Jakob Østergaard Hegelund

Tech stuff of all kinds

Sun ZFS, replication and de-deuplication

2012-11-21

I have a storage setup consisting of a 7320 cluster in one datacenter and a much slower but higher storage capacity 7120 system in a secondary datacenter.

The 7320 system runs primary storage for client systems - it provides iSCSI and NFS storage to a number of systems. It also replicates its data periodically to the remote 7120 system. The idea is that in case the primary datacenter is lost, a very recent copy of all data will be on-line on the secondary system. Performance wise it will be slower than the primary, but the data is ready on-line immediately. No restoring from tapes for several days...

The primary system is sized to be able to run de-duplication of selected shares. De-duplication on ZFS is block-level pool-wide in-line deduplication - this means, all blocks that are written to the storage pool will cause a lookup in a rather large hash table. If this hash table can fit in RAM or flash, then all is well. If not, then the system will slow to a crawl. However, our primary system has a terabyte of flash so it will be perfectly able to dedup anything we throw at it.
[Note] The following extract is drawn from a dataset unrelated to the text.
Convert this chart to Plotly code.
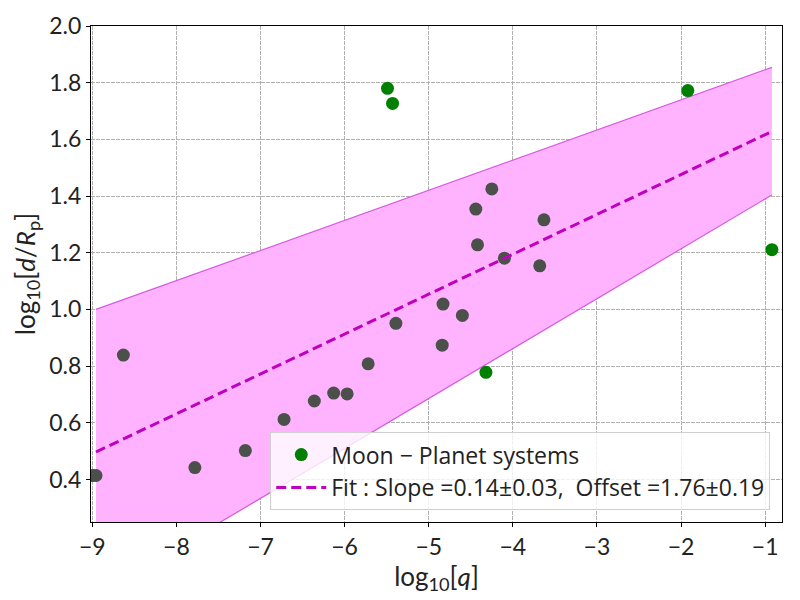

The secondary system is not sized to run deduplication. The theory at the time we configured it, was, that since the system does not run as primary storage but mostly just manages a replica, it did not need to be sized to run dedup. It would just receive the replicas as serialized ZFS snapshot differences, and that would be it. If the secondary system was to take over the primary role (temporarily until a new primary could be established), we could just disable deduplication or live with less optimal performance.

In the real world though, this does not work as intended. When the secondary system receives a replica update, it will still need to access the de-duplication hash table (DDT) to write the data to the pool. In our case, this system with 24GB memory had to do lookups in a 50GB DDT which means it took a disk read for every single write. Needless to say, this is not fast. In fact, both replication completions and dataset deletions cause the secondary system to "freeze" - well, the management interface fails and cannot restart until the operation completes. I had a single dataset deletion take more than five days(!) to complete. During that time, the system served NFS just fine, but the management interface was down and no replica updates were received. It took an Oracle product expert with a shared shell to diagnose the problem and give an ETA of the completion of the operation.

So right now I am disabling deduplication on the primary system, to prevent deduplication from being activated on the secondary. This is not as terrible as it sounds, as the data we have doesn't really deduplicate all that well. Compression still works well and we use it on everything.

The lesson here is, that for a replicated setup, the secondary system really needs to be specced to run dedup if you want the primary system to. Since the 7120 does not support flash read cache, this means you need at least a single 7320 node on the secondary site.